*WRITTEN INSTRUCTION*
Using the data beneath, show every line that includes the word "this".

*SUPPLIED RECORDS*
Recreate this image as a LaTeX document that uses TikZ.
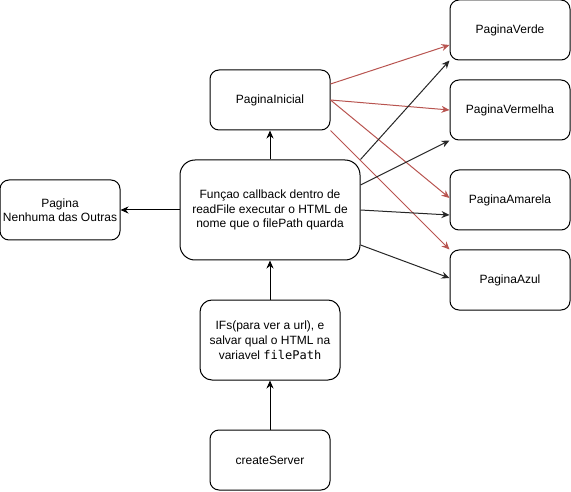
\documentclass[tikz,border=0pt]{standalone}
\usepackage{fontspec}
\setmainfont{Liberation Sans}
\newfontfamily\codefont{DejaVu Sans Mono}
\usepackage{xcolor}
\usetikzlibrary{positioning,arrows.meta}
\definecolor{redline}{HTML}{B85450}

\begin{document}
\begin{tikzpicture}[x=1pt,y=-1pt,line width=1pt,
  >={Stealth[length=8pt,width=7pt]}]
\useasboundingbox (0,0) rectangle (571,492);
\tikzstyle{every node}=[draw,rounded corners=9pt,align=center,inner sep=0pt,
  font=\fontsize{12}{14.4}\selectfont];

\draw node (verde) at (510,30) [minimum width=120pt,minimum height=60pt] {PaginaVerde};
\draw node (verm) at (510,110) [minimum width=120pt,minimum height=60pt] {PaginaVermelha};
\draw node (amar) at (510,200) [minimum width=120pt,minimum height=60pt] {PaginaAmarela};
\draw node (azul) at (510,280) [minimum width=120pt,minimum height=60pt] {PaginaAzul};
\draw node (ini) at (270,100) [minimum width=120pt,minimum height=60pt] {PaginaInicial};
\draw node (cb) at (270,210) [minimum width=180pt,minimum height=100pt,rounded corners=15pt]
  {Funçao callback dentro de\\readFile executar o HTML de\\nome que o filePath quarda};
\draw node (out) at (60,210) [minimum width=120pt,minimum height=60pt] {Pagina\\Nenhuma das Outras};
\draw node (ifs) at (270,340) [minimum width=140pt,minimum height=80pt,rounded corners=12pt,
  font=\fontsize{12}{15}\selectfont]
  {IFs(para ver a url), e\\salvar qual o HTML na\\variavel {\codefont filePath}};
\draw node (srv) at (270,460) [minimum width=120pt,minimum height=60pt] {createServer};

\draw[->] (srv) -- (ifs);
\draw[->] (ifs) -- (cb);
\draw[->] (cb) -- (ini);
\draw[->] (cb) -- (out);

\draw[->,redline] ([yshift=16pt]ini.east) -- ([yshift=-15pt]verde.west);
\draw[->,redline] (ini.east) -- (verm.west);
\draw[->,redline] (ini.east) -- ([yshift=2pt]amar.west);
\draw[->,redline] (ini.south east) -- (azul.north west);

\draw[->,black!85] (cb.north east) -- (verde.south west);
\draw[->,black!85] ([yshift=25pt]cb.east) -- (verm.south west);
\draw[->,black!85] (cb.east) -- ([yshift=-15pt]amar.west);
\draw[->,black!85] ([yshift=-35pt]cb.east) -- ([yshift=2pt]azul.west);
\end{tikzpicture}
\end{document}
---
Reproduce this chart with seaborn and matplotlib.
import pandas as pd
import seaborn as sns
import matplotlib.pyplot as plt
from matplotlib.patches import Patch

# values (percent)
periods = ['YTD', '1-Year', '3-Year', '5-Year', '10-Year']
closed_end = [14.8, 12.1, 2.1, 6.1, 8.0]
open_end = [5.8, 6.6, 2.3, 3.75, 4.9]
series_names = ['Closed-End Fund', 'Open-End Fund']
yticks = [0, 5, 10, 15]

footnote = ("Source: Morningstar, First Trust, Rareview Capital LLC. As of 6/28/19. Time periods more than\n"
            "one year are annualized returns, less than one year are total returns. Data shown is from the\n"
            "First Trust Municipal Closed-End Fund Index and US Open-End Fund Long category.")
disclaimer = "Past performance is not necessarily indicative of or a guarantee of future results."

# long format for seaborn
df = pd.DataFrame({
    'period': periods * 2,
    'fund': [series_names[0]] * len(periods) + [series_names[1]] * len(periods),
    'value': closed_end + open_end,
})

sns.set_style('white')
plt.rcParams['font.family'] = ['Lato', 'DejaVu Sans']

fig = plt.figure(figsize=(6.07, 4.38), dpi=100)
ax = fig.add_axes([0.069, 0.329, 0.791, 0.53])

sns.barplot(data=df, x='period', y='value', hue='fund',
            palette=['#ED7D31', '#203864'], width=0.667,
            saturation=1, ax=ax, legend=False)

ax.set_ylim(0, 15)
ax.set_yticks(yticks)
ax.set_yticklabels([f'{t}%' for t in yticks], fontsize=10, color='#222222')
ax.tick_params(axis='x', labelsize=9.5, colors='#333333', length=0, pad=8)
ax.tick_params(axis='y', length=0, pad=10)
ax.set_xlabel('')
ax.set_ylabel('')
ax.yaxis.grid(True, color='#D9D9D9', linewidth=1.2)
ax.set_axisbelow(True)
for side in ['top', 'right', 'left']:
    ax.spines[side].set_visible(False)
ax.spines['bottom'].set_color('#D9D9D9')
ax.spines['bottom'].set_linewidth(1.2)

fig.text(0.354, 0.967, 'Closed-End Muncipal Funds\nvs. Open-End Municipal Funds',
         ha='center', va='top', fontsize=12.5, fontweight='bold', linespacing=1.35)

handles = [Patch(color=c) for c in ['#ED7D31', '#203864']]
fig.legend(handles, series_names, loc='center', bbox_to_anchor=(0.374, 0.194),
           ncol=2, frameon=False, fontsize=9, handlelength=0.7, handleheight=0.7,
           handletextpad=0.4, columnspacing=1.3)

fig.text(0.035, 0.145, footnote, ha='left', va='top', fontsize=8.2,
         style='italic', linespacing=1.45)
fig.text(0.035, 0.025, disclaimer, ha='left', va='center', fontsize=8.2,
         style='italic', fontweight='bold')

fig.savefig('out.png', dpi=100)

*IN RESPONSE*
Recreate this image as a LaTeX document that uses TikZ.
Reproduce this chart with seaborn and matplotlib.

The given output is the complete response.